Once you’ve decided on your business’s value proposition and built a small but serviceable website for it, how can you get the message out to people? In other words, how can you start to grow the Venn diagram bubble of “people who know about your stuff”?

Just being a voice crying in the wilderness doesn’t really work. Most of us are pretty resistant to marketing messages, especially uninvited ones. On social media, we see sponsored posts and adverts that we don’t really want to; on forums and link-sharing sites we see thinly-veiled commercial messages masquerading as genuine content; we get emails we didn’t ask for about products we don’t want.

Getting through to people who are well-trained to tune out your message is tricky, and the answer is not simply to shout louder. Instead, get them to come to your castle, where you can talk to them using your inside voice.

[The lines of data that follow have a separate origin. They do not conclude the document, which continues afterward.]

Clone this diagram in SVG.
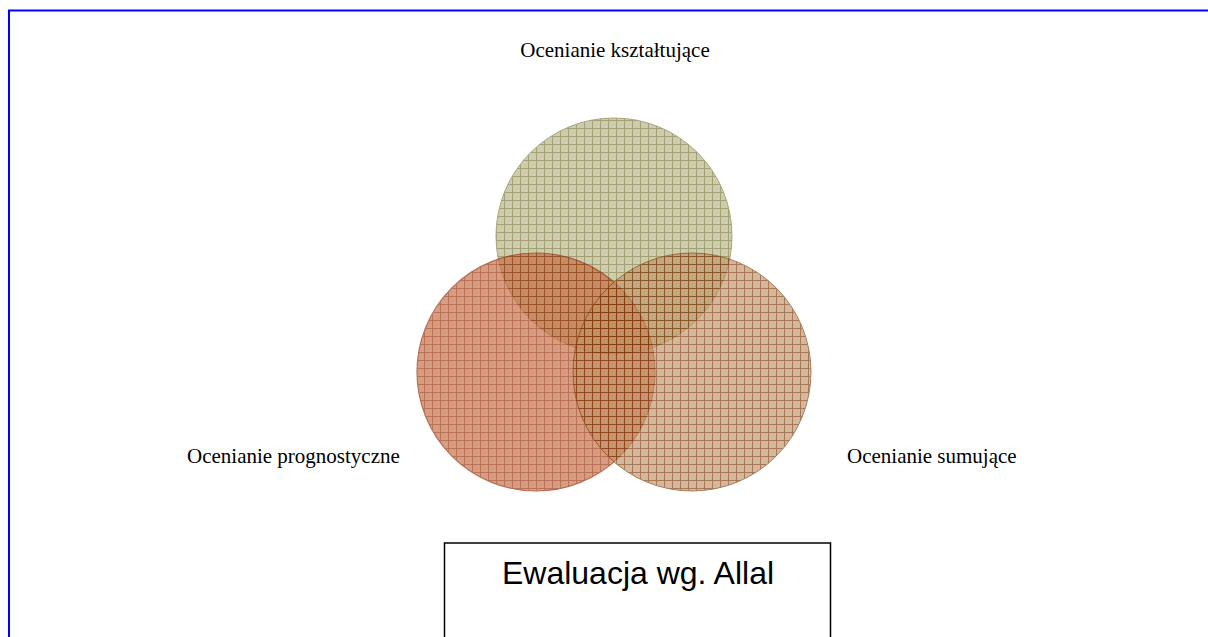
<svg xmlns="http://www.w3.org/2000/svg" width="1208" height="637" viewBox="0 0 1208 637">
  <style>
    .lbl { font-family: "Liberation Serif", "Times New Roman", serif; font-size: 21px; fill: #000; }
    .title { font-family: "Liberation Sans", Arial, sans-serif; font-size: 32px; fill: #000; }
  </style>
  <defs>
    <pattern id="pTop" width="8" height="8" patternUnits="userSpaceOnUse">
      <rect width="8" height="8" fill="#b5b285"/>
      <path d="M0 0.5H8M0.5 0V8" stroke="#737029" stroke-width="1"/>
    </pattern>
    <pattern id="pLeft" width="8" height="8" patternUnits="userSpaceOnUse">
      <rect width="8" height="8" fill="#c46a3e"/>
      <path d="M0 0.5H8M0.5 0V8" stroke="#962800" stroke-width="1"/>
    </pattern>
    <pattern id="pRight" width="8" height="8" patternUnits="userSpaceOnUse">
      <rect width="8" height="8" fill="#c09267"/>
      <path d="M0 0.5H8M0.5 0V8" stroke="#793200" stroke-width="1"/>
    </pattern>
  </defs>
  <rect width="1208" height="637" fill="#fff"/>
  <rect x="9" y="10.5" width="1300" height="700" fill="none" stroke="#0000ff" stroke-width="2"/>

  <g id="circle-top" opacity="0.65">
    <circle cx="614" cy="236" r="118" fill="url(#pTop)" stroke="#7a7636" stroke-width="1"/>
  </g>
  <g id="circle-left" opacity="0.65">
    <circle cx="536" cy="372" r="119" fill="url(#pLeft)" stroke="#8d2400" stroke-width="1.2"/>
  </g>
  <g id="circle-right" opacity="0.65">
    <circle cx="692" cy="372" r="119" fill="url(#pRight)" stroke="#7d3a00" stroke-width="1"/>
  </g>

  <g id="label-top"><text class="lbl" x="615" y="57" text-anchor="middle">Ocenianie kształtujące</text></g>
  <g id="label-left"><text class="lbl" x="187" y="463">Ocenianie prognostyczne</text></g>
  <g id="label-right"><text class="lbl" x="847" y="463">Ocenianie sumujące</text></g>

  <g id="title-box">
    <rect x="444.5" y="543" width="386" height="120" fill="#fff" stroke="#000" stroke-width="1.5"/>
    <text class="title" x="638" y="584" text-anchor="middle">Ewaluacja wg. Allal</text>
  </g>
  <g id="connectors"/>
</svg>
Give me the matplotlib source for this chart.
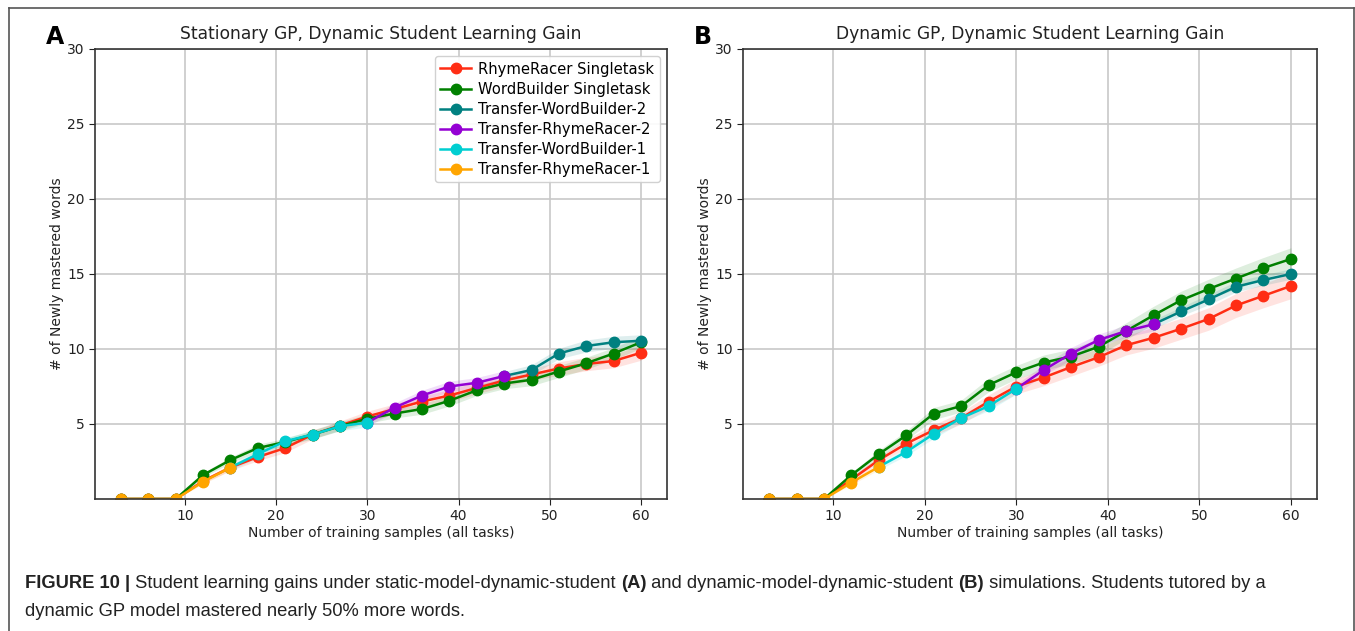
import matplotlib
matplotlib.use("Agg")
import matplotlib.pyplot as plt
from matplotlib.lines import Line2D

# --- campioni di training (tutti i task) ---
X_ALL = [3, 6, 9, 12, 15, 18, 21, 24, 27, 30, 33, 36, 39, 42, 45, 48, 51, 54, 57, 60]
X_RR1 = [3, 6, 9, 12, 15]
X_WB1 = [15, 18, 21, 24, 27, 30]
X_RR2 = [30, 33, 36, 39, 42, 45]
X_WB2 = [45, 48, 51, 54, 57, 60]

# --- pannello A: GP stazionario ---
A_RR_SINGLE = [0, 0, 0, 1.2, 2.1, 2.8, 3.4, 4.3, 4.9, 5.5, 6.0, 6.5, 6.9, 7.4, 7.9, 8.3, 8.7, 9.0, 9.2, 9.75]
A_WB_SINGLE = [0, 0, 0, 1.6, 2.6, 3.4, 3.8, 4.3, 4.85, 5.35, 5.7, 6.0, 6.55, 7.25, 7.7, 7.95, 8.5, 9.05, 9.7, 10.45]
A_WB2 = [8.2, 8.6, 9.7, 10.2, 10.45, 10.55]
A_RR2 = [5.1, 6.1, 6.9, 7.5, 7.75, 8.2]
A_WB1 = [2.1, 3.0, 3.85, 4.3, 4.85, 5.1]
A_RR1 = [0, 0, 0, 1.15, 2.1]

A_RR_SINGLE_ERR = [0, 0, 0, 0.15, 0.2, 0.25, 0.3, 0.3, 0.3, 0.35, 0.35, 0.35, 0.4, 0.4, 0.4, 0.4, 0.45, 0.45, 0.45, 0.5]
A_WB_SINGLE_ERR = [0, 0, 0, 0.15, 0.2, 0.25, 0.25, 0.3, 0.3, 0.3, 0.3, 0.35, 0.35, 0.35, 0.35, 0.4, 0.4, 0.4, 0.4, 0.4]
A_WB2_ERR = [0.3, 0.35, 0.35, 0.4, 0.4, 0.4]
A_RR2_ERR = [0.25, 0.3, 0.35, 0.35, 0.35, 0.35]
A_WB1_ERR = [0.2, 0.25, 0.25, 0.25, 0.3, 0.3]
A_RR1_ERR = [0, 0, 0, 0.15, 0.2]

# --- pannello B: GP dinamico ---
B_RR_SINGLE = [0, 0, 0, 1.3, 2.6, 3.7, 4.6, 5.4, 6.5, 7.5, 8.1, 8.8, 9.45, 10.25, 10.75, 11.35, 12.0, 12.9, 13.55, 14.2]
B_WB_SINGLE = [0, 0, 0, 1.6, 3.0, 4.25, 5.7, 6.2, 7.6, 8.45, 9.1, 9.5, 10.15, 11.2, 12.25, 13.25, 14.0, 14.7, 15.4, 16.0]
B_WB2 = [11.65, 12.5, 13.3, 14.15, 14.6, 15.0]
B_RR2 = [7.35, 8.6, 9.7, 10.6, 11.2, 11.65]
B_WB1 = [2.15, 3.15, 4.35, 5.4, 6.2, 7.35]
B_RR1 = [0, 0, 0, 1.1, 2.15]

B_RR_SINGLE_ERR = [0, 0, 0, 0.15, 0.2, 0.3, 0.35, 0.4, 0.45, 0.5, 0.55, 0.6, 0.6, 0.65, 0.7, 0.7, 0.75, 0.8, 0.8, 0.85]
B_WB_SINGLE_ERR = [0, 0, 0, 0.15, 0.25, 0.3, 0.4, 0.4, 0.45, 0.45, 0.5, 0.5, 0.55, 0.55, 0.6, 0.6, 0.65, 0.7, 0.7, 0.75]
B_WB2_ERR = [0.3, 0.3, 0.35, 0.35, 0.35, 0.35]
B_RR2_ERR = [0.3, 0.35, 0.4, 0.4, 0.4, 0.45]
B_WB1_ERR = [0.2, 0.25, 0.3, 0.3, 0.3, 0.35]
B_RR1_ERR = [0, 0, 0, 0.15, 0.2]

LABELS = ["RhymeRacer Singletask", "WordBuilder Singletask", "Transfer-WordBuilder-2",
          "Transfer-RhymeRacer-2", "Transfer-WordBuilder-1", "Transfer-RhymeRacer-1"]
COLORI = ["#ff2d14", "green", "teal", "darkviolet", "darkturquoise", "orange"]
X_SERIE = [X_ALL, X_ALL, X_WB2, X_RR2, X_WB1, X_RR1]

PANNELLI = [
    ("A", "Stationary GP, Dynamic Student Learning Gain",
     [A_RR_SINGLE, A_WB_SINGLE, A_WB2, A_RR2, A_WB1, A_RR1],
     [A_RR_SINGLE_ERR, A_WB_SINGLE_ERR, A_WB2_ERR, A_RR2_ERR, A_WB1_ERR, A_RR1_ERR],
     [95, 667], True),
    ("B", "Dynamic GP, Dynamic Student Learning Gain",
     [B_RR_SINGLE, B_WB_SINGLE, B_WB2, B_RR2, B_WB1, B_RR1],
     [B_RR_SINGLE_ERR, B_WB_SINGLE_ERR, B_WB2_ERR, B_RR2_ERR, B_WB1_ERR, B_RR1_ERR],
     [743, 1317], False),
]

W, H = 1355, 631


def testo_composto(fig, x, y, pezzi, size):
    # scrive pezzi di testo (normale/grassetto) uno dopo l'altro sulla stessa riga
    renderer = fig.canvas.get_renderer()
    for testo, peso in pezzi:
        t = fig.text(x / W, 1 - y / H, testo, fontsize=size, fontweight=peso,
                     family="Liberation Sans", va="center", ha="left", color="#222222")
        bb = t.get_window_extent(renderer=renderer)
        x += bb.width


def disegna():
    fig = plt.figure(figsize=(W / 100, H / 100), dpi=100)
    top, bottom = 49, 499

    for lettera, titolo, serie, errori, (sx, dx), legenda in PANNELLI:
        ax = fig.add_axes([sx / W, 1 - bottom / H, (dx - sx) / W, (bottom - top) / H])
        for xs, ys, es, col, lab in zip(X_SERIE, serie, errori, COLORI, LABELS):
            lo = [y - e for y, e in zip(ys, es)]
            hi = [y + e for y, e in zip(ys, es)]
            ax.fill_between(xs, lo, hi, color=col, alpha=0.13, linewidth=0)
            ax.plot(xs, ys, color=col, marker="o", markersize=7.5, linewidth=1.8, label=lab)

        ax.set_ylim(0, 30)
        ax.set_yticks([5, 10, 15, 20, 25, 30])
        ax.set_xticks([10, 20, 30, 40, 50, 60])
        ax.grid(True, color="#c8c8c8", linewidth=1.2)
        ax.set_axisbelow(True)
        ax.tick_params(labelsize=10, colors="#222222", length=4)
        for sp in ax.spines.values():
            sp.set_color("#333333")
            sp.set_linewidth(1.2)
        ax.set_title(titolo, fontsize=12.3, color="#222222", pad=7)
        ax.set_xlabel("Number of training samples (all tasks)", fontsize=10, color="#222222", labelpad=2)
        ax.set_ylabel("# of Newly mastered words", fontsize=10, color="#222222", labelpad=2)
        fig.text((sx - 40) / W, 1 - 37 / H, lettera, fontsize=17, fontweight="bold",
                 ha="center", va="center")
        if legenda:
            ax.legend(loc="upper right", fontsize=10.6, framealpha=0.9, borderaxespad=0.5,
                      labelspacing=0.35, handlelength=2.1, handletextpad=0.5, borderpad=0.35)

    # cornice esterna
    bordo = dict(color="#555555", linewidth=1.2, transform=fig.transFigure)
    fig.add_artist(Line2D([9 / W, 9 / W], [0, 1 - 8 / H], **bordo))
    fig.add_artist(Line2D([9 / W, 1354 / W], [1 - 8 / H, 1 - 8 / H], **bordo))
    fig.add_artist(Line2D([1354 / W, 1354 / W], [0, 1 - 8 / H], **bordo))

    # didascalia
    testo_composto(fig, 25, 583, [
        ("FIGURE 10 |", "bold"),
        (" Student learning gains under static-model-dynamic-student ", "normal"),
        ("(A)", "bold"),
        (" and dynamic-model-dynamic-student ", "normal"),
        ("(B)", "bold"),
        (" simulations. Students tutored by a", "normal"),
    ], 13.2)
    testo_composto(fig, 25, 611, [("dynamic GP model mastered nearly 50% more words.", "normal")], 13.2)

    fig.savefig("out.png", dpi=100)


if __name__ == "__main__":
    disegna()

You also want to reach as wide a range of people as possible. I’ve noticed that when one friend mentions a product to me, I’ll say, “Huh, sounds interesting.” When a second friend mentions it, I’ll think, “Maybe this is something I should look at.” And if a third friend mentions it, that’s enough to get me thinking seriously about buying it.

This is what I call the “camel’s back” theory of marketing: if you can arrange for a potential customer to hear about you from enough different places, you’ll create a critical mass. Result: cha-ching!